>>>

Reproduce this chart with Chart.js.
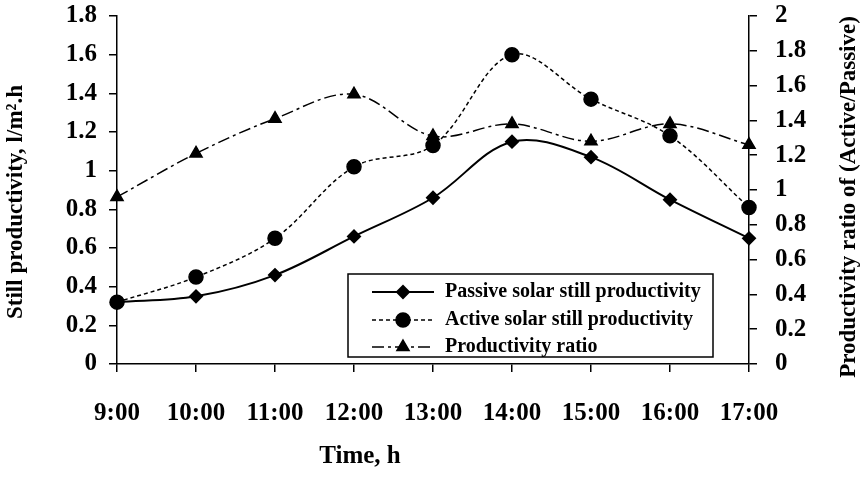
<!DOCTYPE html>
<html>
<head>
<meta charset="utf-8">
<script src="https://cdn.jsdelivr.net/npm/chart.js@4.4.1/dist/chart.umd.min.js"></script>
<style>
    html, body { margin: 0; padding: 0; background: #fff; }
    #wrap { width: 864px; height: 497px; }
</style>
</head>
<body>
<div id="wrap"><canvas id="chart"></canvas></div>
<script>
const timeLabels = ['9:00', '10:00', '11:00', '12:00', '13:00', '14:00', '15:00', '16:00', '17:00'];

// l/m2.h
const passiveData = [0.32, 0.35, 0.46, 0.66, 0.86, 1.15, 1.07, 0.85, 0.65];
const activeData = [0.32, 0.45, 0.65, 1.02, 1.13, 1.60, 1.37, 1.18, 0.81];

// active / passive
const ratioData = [0.96, 1.21, 1.41, 1.55, 1.31, 1.38, 1.28, 1.38, 1.26];

const serif = "'Liberation Serif', 'Times New Roman', serif";

const data = {
    labels: timeLabels,
    datasets: [{
        label: 'Passive solar still productivity',
        data: passiveData,
        yAxisID: 'y',
        borderColor: '#000',
        backgroundColor: '#000',
        borderWidth: 2,
        pointStyle: 'rectRot',
        pointRadius: 6,
        tension: 0.35
    },
    {
        label: 'Active solar still productivity',
        data: activeData,
        yAxisID: 'y',
        borderColor: '#000',
        backgroundColor: '#000',
        borderWidth: 1.5,
        borderDash: [4, 3],
        pointStyle: 'circle',
        pointRadius: 7,
        tension: 0.35
    },
    {
        label: 'Productivity ratio',
        data: ratioData,
        yAxisID: 'y1',
        borderColor: '#000',
        backgroundColor: '#000',
        borderWidth: 1.5,
        borderDash: [12, 4, 3, 4],
        pointStyle: 'triangle',
        pointRadius: 7,
        tension: 0.35
    }]
};

// legend box inside the plot, drawn from the datasets
const boxLegend = {
    id: 'boxLegend',
    afterDraw(chart) {
        const ctx = chart.ctx;
        ctx.save();
        ctx.fillStyle = '#fff';
        ctx.fillRect(348, 274, 365, 83);
        ctx.strokeStyle = '#000';
        ctx.lineWidth = 1.5;
        ctx.strokeRect(348, 274, 365, 83);
        const rows = [292, 320, 347];
        chart.data.datasets.forEach((ds, i) => {
            const y = rows[i];
            ctx.strokeStyle = '#000';
            ctx.lineWidth = ds.borderWidth;
            ctx.setLineDash(ds.borderDash || []);
            ctx.beginPath();
            ctx.moveTo(372, y);
            ctx.lineTo(434, y);
            ctx.stroke();
            ctx.setLineDash([]);
            ctx.fillStyle = '#000';
            Chart.helpers.drawPoint(ctx, {
                pointStyle: ds.pointStyle,
                radius: ds.pointRadius,
                rotation: 0,
                borderWidth: 1
            }, 403, y);
            ctx.fillStyle = '#000';
            ctx.font = 'bold 20px ' + serif;
            ctx.textAlign = 'left';
            ctx.textBaseline = 'middle';
            ctx.fillText(ds.label, 445, y);
        });
        ctx.restore();
    }
};

const axisTitles = {
    id: 'axisTitles',
    afterDraw(chart) {
        const ctx = chart.ctx;
        ctx.save();
        ctx.fillStyle = '#000';
        ctx.textAlign = 'center';
        ctx.textBaseline = 'middle';
        ctx.font = 'bold 25px ' + serif;
        ctx.fillText('Time, h', 360, 457);

        ctx.font = 'bold 23px ' + serif;
        ctx.translate(16, 202);
        ctx.rotate(-Math.PI / 2);
        ctx.fillText('Still productivity, l/m\u00b2.h', 0, 0);
        ctx.restore();

        ctx.save();
        ctx.fillStyle = '#000';
        ctx.textAlign = 'center';
        ctx.textBaseline = 'middle';
        ctx.font = 'bold 23px ' + serif;
        ctx.translate(849, 197);
        ctx.rotate(-Math.PI / 2);
        ctx.fillText('Productivity ratio of (Active/Passive)', 0, 0);
        ctx.restore();
    }
};

const tickFont = { family: serif, size: 25, weight: 'bold' };

const config = {
    type: 'line',
    data: data,
    options: {
        responsive: true,
        maintainAspectRatio: false,
        animation: false,
        layout: { padding: { top: 16, left: 0, right: 0, bottom: 0 } },
        plugins: {
            legend: { display: false },
            tooltip: { enabled: false }
        },
        scales: {
            x: {
                grid: { drawOnChartArea: false, color: '#000', tickLength: 8, lineWidth: 1.5 },
                border: { color: '#000', width: 1.5 },
                ticks: { color: '#000', font: tickFont, padding: 27, maxRotation: 0, autoSkip: false },
                afterFit: s => { s.height = 133; }
            },
            y: {
                position: 'left',
                min: 0,
                max: 1.8,
                grid: { drawOnChartArea: false, color: '#000', tickLength: 8, lineWidth: 1.5 },
                border: { color: '#000', width: 1.5 },
                ticks: {
                    stepSize: 0.2,
                    autoSkip: false,
                    color: '#000',
                    font: tickFont,
                    padding: 12,
                    callback: v => String(+v.toFixed(1))
                },
                afterFit: s => { s.width = 117; s.paddingTop = 0; s.paddingBottom = 0; }
            },
            y1: {
                position: 'right',
                min: 0,
                max: 2,
                grid: { drawOnChartArea: false, color: '#000', tickLength: 8, lineWidth: 1.5 },
                border: { color: '#000', width: 1.5 },
                ticks: {
                    stepSize: 0.2,
                    autoSkip: false,
                    color: '#000',
                    font: tickFont,
                    padding: 18,
                    callback: v => String(+v.toFixed(1))
                },
                afterFit: s => { s.width = 115; s.paddingTop = 0; s.paddingBottom = 0; }
            }
        }
    },
    plugins: [boxLegend, axisTitles]
};

const chart = new Chart(document.getElementById('chart'), config);
</script>
</body>
</html>
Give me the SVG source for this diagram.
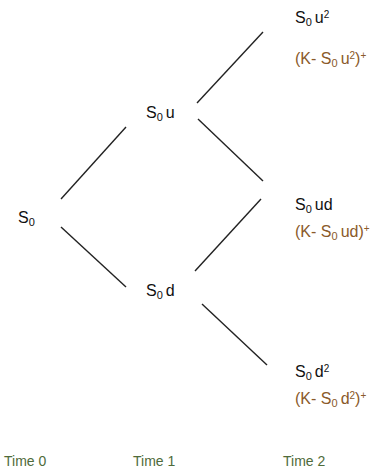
<svg xmlns="http://www.w3.org/2000/svg" width="378" height="471" viewBox="0 0 378 471">
<style>
text{font-family:"Liberation Sans",Arial,sans-serif;font-size:16px;fill:#111}
.pay{fill:#8a5a2a}
.time{fill:#4f6b3a;font-size:14px}
.sub{font-size:11px}
.sup{font-size:10px}
.gap{font-size:11px}
#edges line{stroke:#222;stroke-width:1.4}
</style>
<rect width="378" height="471" fill="#fff"/>
<g id="edges">
<line x1="61" y1="199" x2="126" y2="127"/>
<line x1="61" y1="227" x2="126" y2="287"/>
<line x1="197" y1="103" x2="263" y2="32"/>
<line x1="198" y1="119" x2="263" y2="181"/>
<line x1="195" y1="271" x2="261" y2="199"/>
<line x1="202" y1="304" x2="267" y2="365"/>
</g>
<g id="n-s0"><text x="18" y="223">S<tspan class="sub" dy="3">0</tspan></text></g>
<g id="n-s0u"><text x="146" y="118">S<tspan class="sub" dy="3">0 </tspan><tspan dy="-3">u</tspan></text></g>
<g id="n-s0d"><text x="146" y="296">S<tspan class="sub" dy="3">0 </tspan><tspan dy="-3">d</tspan></text></g>
<g id="n-s0u2">
<text x="295" y="23">S<tspan class="sub" dy="3">0 </tspan><tspan dy="-3">u</tspan><tspan class="sup" dy="-5">2</tspan></text>
<text class="pay" x="295" y="64">(K- S<tspan class="sub" dy="3">0 </tspan><tspan dy="-3">u</tspan><tspan class="sup" dy="-5">2</tspan><tspan dy="5">)</tspan><tspan class="sup" dy="-5">+</tspan></text>
</g>
<g id="n-s0ud">
<text x="295" y="210">S<tspan class="sub" dy="3">0 </tspan><tspan dy="-3">ud</tspan></text>
<text class="pay" x="295" y="237">(K- S<tspan class="sub" dy="3">0 </tspan><tspan dy="-3">ud)</tspan><tspan class="sup" dy="-5">+</tspan></text>
</g>
<g id="n-s0d2">
<text x="295" y="377">S<tspan class="sub" dy="3">0 </tspan><tspan dy="-3">d</tspan><tspan class="sup" dy="-5">2</tspan></text>
<text class="pay" x="295" y="404">(K- S<tspan class="sub" dy="3">0 </tspan><tspan dy="-3">d</tspan><tspan class="sup" dy="-5">2</tspan><tspan dy="5">)</tspan><tspan class="sup" dy="-5">+</tspan></text>
</g>
<g id="times">
<text class="time" x="4" y="466">Time 0</text>
<text class="time" x="133" y="466">Time 1</text>
<text class="time" x="283" y="466">Time 2</text>
</g>
</svg>
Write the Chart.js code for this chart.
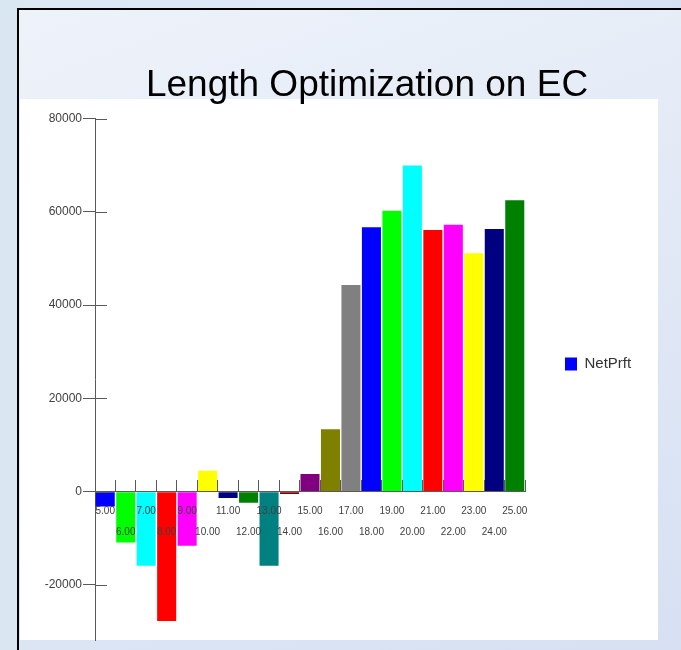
<!DOCTYPE html>
<html>
<head>
<meta charset="utf-8">
<script src="https://cdn.jsdelivr.net/npm/chart.js@4/dist/chart.umd.min.js"></script>
<style>
  html, body { margin: 0; padding: 0; width: 681px; height: 650px; overflow: hidden; }
  body { position: relative; background: linear-gradient(90deg, #d9e7f3 0%, #dfe8f6 50%, #d5e0f3 100%); }
  #frame { position: absolute; left: 17px; top: 8px; width: 700px; height: 700px; border: 2px solid #000;
           background: linear-gradient(160deg, #eef3fa 0%, #e3eaf6 40%, #d4dff2 100%); }
  #plot { position: absolute; left: 20px; top: 99px; width: 638px; height: 541px; background: #fff; }
  #wrap { position: absolute; left: 0; top: 0; width: 681px; height: 650px; }
</style>
</head>
<body>
<div id="frame"></div>
<div id="plot"></div>
<div id="wrap"><canvas id="c" width="681" height="650"></canvas></div>
<script>
// Trade length setting vs. net profit
const categories = ['5.00', '6.00', '7.00', '8.00', '9.00', '10.00', '11.00', '12.00', '13.00', '14.00',
  '15.00', '16.00', '17.00', '18.00', '19.00', '20.00', '21.00', '22.00', '23.00', '24.00', '25.00'];
const netPrft = [-3200, -10900, -15900, -27700, -11600, 4500, -1350, -2350, -15900, -500,
  3800, 13400, 44300, 56700, 60200, 69900, 56100, 57200, 51100, 56300, 62500];
const barColors = ['#0000FF', '#00FF00', '#00FFFF', '#FF0000', '#FF00FF', '#FFFF00', '#000080', '#008000',
  '#008080', '#800000', '#800080', '#808000', '#808080', '#0000FF', '#00FF00', '#00FFFF', '#FF0000',
  '#FF00FF', '#FFFF00', '#000080', '#008000'];
const yTickValues = [-20000, 0, 20000, 40000, 60000, 80000];
const yMin = -31800;
const yMax = 80000;
const seriesName = 'NetPrft';
const chartTitle = 'Length Optimization on EC';

// odd settings on the first row, even settings on the second
const xTickLabels = categories.map((c, i) => (i % 2 === 0 ? [c] : ['', c]));

const sansFamily = "'Liberation Sans', Arial, sans-serif";
const axisColor = '#5a5a5a';
const labelColor = '#404040';

// layout: plot spans x 95..525, legend column to its right
const plotLeft = 95;
const plotRight = 525;
const titleCenter = 367;
const legendPad = 40;
const legendFont = 15;
const legendBox = 12;
const mctx = document.createElement('canvas').getContext('2d');
mctx.font = legendFont + 'px ' + sansFamily;
const legendWidth = legendPad + legendBox + legendFont / 2 + mctx.measureText(seriesName).width + 10;
const padRight = Math.max(0, 681 - plotRight - legendWidth);

// y ticks cross the axis: inner half drawn here, outer half by the scale grid
const crossTicks = {
  id: 'crossTicks',
  afterDatasetsDraw(chart) {
    const ys = chart.scales.y;
    const area = chart.chartArea;
    const ctx = chart.ctx;
    ctx.save();
    ctx.strokeStyle = axisColor;
    ctx.lineWidth = 1;
    ys.ticks.forEach(t => {
      const py = Math.round(ys.getPixelForValue(t.value)) + 0.5;
      ctx.beginPath();
      ctx.moveTo(area.left, py);
      ctx.lineTo(area.left + 12, py);
      ctx.stroke();
    });
    ctx.restore();
  }
};

// the heading sits right of the canvas centre
const titleShift = {
  id: 'titleShift',
  afterLayout(chart) {
    const t = chart.titleBlock;
    if (!t) return;
    const dx = titleCenter - (t.left + t.right) / 2;
    t.left += dx;
    t.right += dx;
  }
};

new Chart(document.getElementById('c'), {
  type: 'bar',
  data: {
    labels: categories,
    datasets: [{
      label: seriesName,
      data: netPrft,
      backgroundColor: barColors,
      borderWidth: 0,
      barPercentage: 0.93,
      categoryPercentage: 1
    }]
  },
  options: {
    responsive: false,
    animation: false,
    layout: { padding: { left: 0, right: padRight, top: 0, bottom: 10 } },
    scales: {
      x: {
        position: { y: 0 },
        offset: true,
        grid: { z: 1, offset: true, drawOnChartArea: false, tickLength: -12, color: axisColor, lineWidth: 1 },
        border: { z: 1, color: axisColor, width: 1 },
        ticks: {
          z: 1, autoSkip: false, maxRotation: 0, minRotation: 0, padding: 20.8, color: labelColor,
          font: { family: sansFamily, size: 10, lineHeight: 21.5 / 10 },
          callback: (v, i) => xTickLabels[i]
        }
      },
      y: {
        min: yMin,
        max: yMax,
        afterBuildTicks: s => { s.ticks = yTickValues.map(v => ({ value: v })); },
        afterFit: s => { s.width = plotLeft; },
        grid: { drawOnChartArea: false, tickLength: 12, color: axisColor, lineWidth: 1 },
        border: { color: axisColor, width: 1 },
        ticks: { padding: 1, color: labelColor, font: { family: sansFamily, size: 12 }, callback: v => String(v) }
      }
    },
    plugins: {
      title: {
        display: true,
        text: chartTitle,
        color: '#000',
        font: { family: sansFamily, size: 37, weight: 'normal', lineHeight: 1 },
        padding: { top: 67.7, bottom: 13.8 }
      },
      legend: {
        position: 'right',
        align: 'center',
        fullSize: true,
        title: { display: true, text: ' ', font: { size: 10, lineHeight: 1 }, padding: { top: 0, bottom: 78 } },
        labels: {
          boxWidth: legendBox, boxHeight: 13, padding: legendPad, color: '#333',
          font: { family: sansFamily, size: legendFont }
        }
      },
      tooltip: { enabled: false }
    }
  },
  plugins: [crossTicks, titleShift]
});
</script>
</body>
</html>
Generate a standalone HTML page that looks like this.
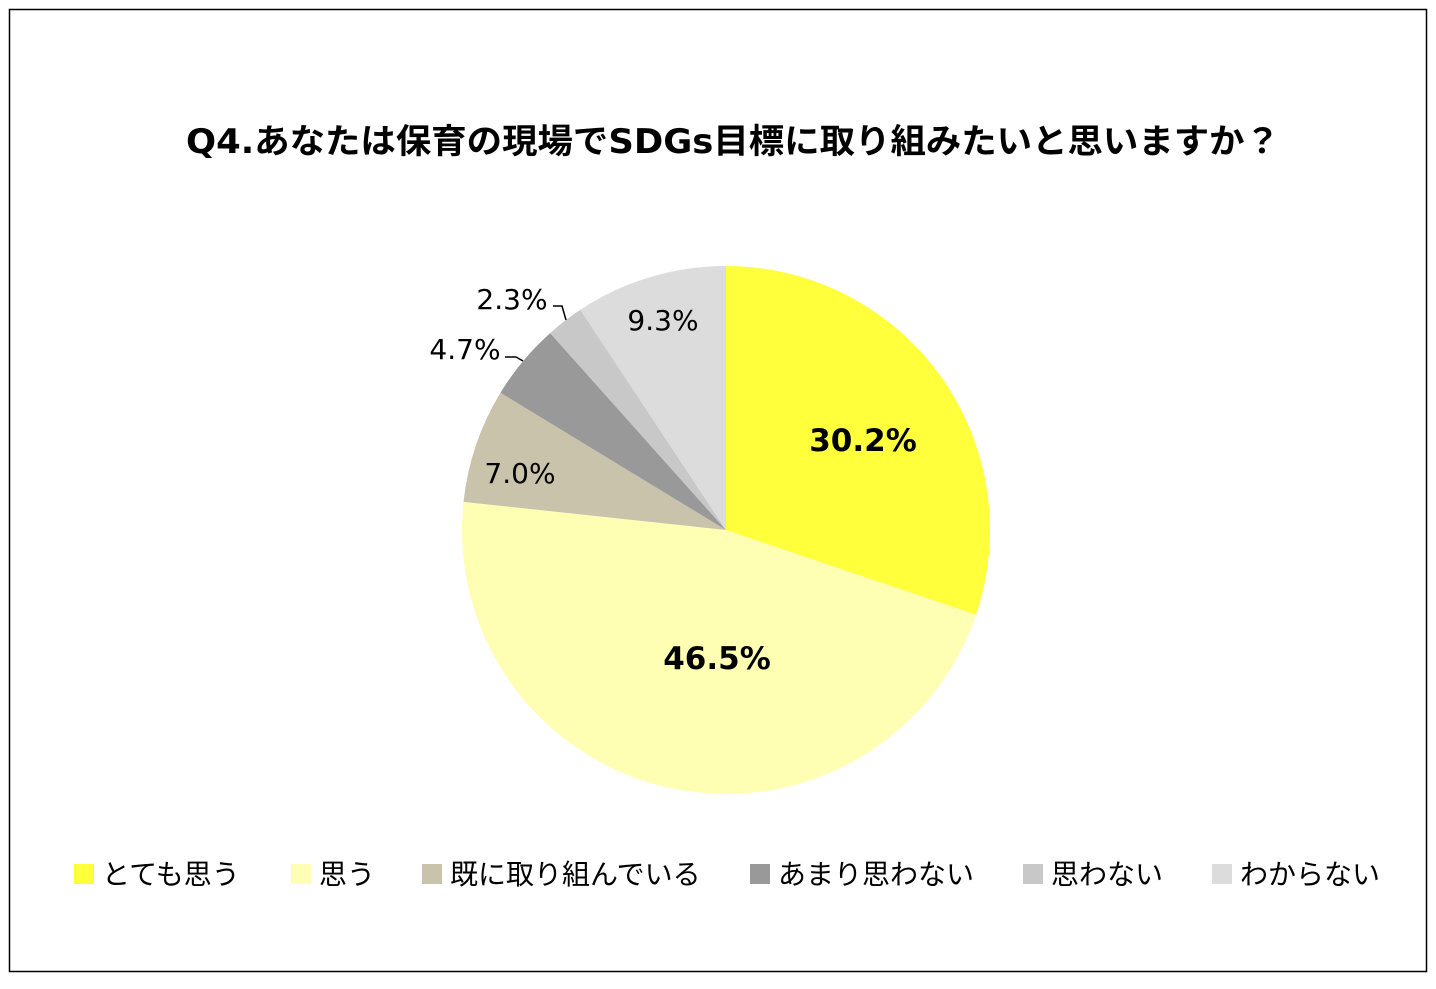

<<<

--- WHAT THE EXERCISE ASKS ---
Leave the pictures out and repeat exactly the lines from the beginning of the records to the line bearing "Serif', 'Times New", both ends counted.

--- REPLY TO THE TASK ---
Reproduce this chart with Chart.js.
<!DOCTYPE html>
<html>
<head>
<meta charset="utf-8">
<script src="https://cdn.jsdelivr.net/npm/chart.js@4.4.1/dist/chart.umd.min.js"></script>
<style>
    html, body { margin: 0; padding: 0; background: #fff; }
    #wrap { width: 864px; height: 497px; }
</style>
</head>
<body>
<div id="wrap"><canvas id="chart"></canvas></div>
<script>
const timeLabels = ['9:00', '10:00', '11:00', '12:00', '13:00', '14:00', '15:00', '16:00', '17:00'];

// l/m2.h
const passiveData = [0.32, 0.35, 0.46, 0.66, 0.86, 1.15, 1.07, 0.85, 0.65];
const activeData = [0.32, 0.45, 0.65, 1.02, 1.13, 1.60, 1.37, 1.18, 0.81];

// active / passive
const ratioData = [0.96, 1.21, 1.41, 1.55, 1.31, 1.38, 1.28, 1.38, 1.26];

const serif = "'Liberation Serif', 'Times New Roman', serif";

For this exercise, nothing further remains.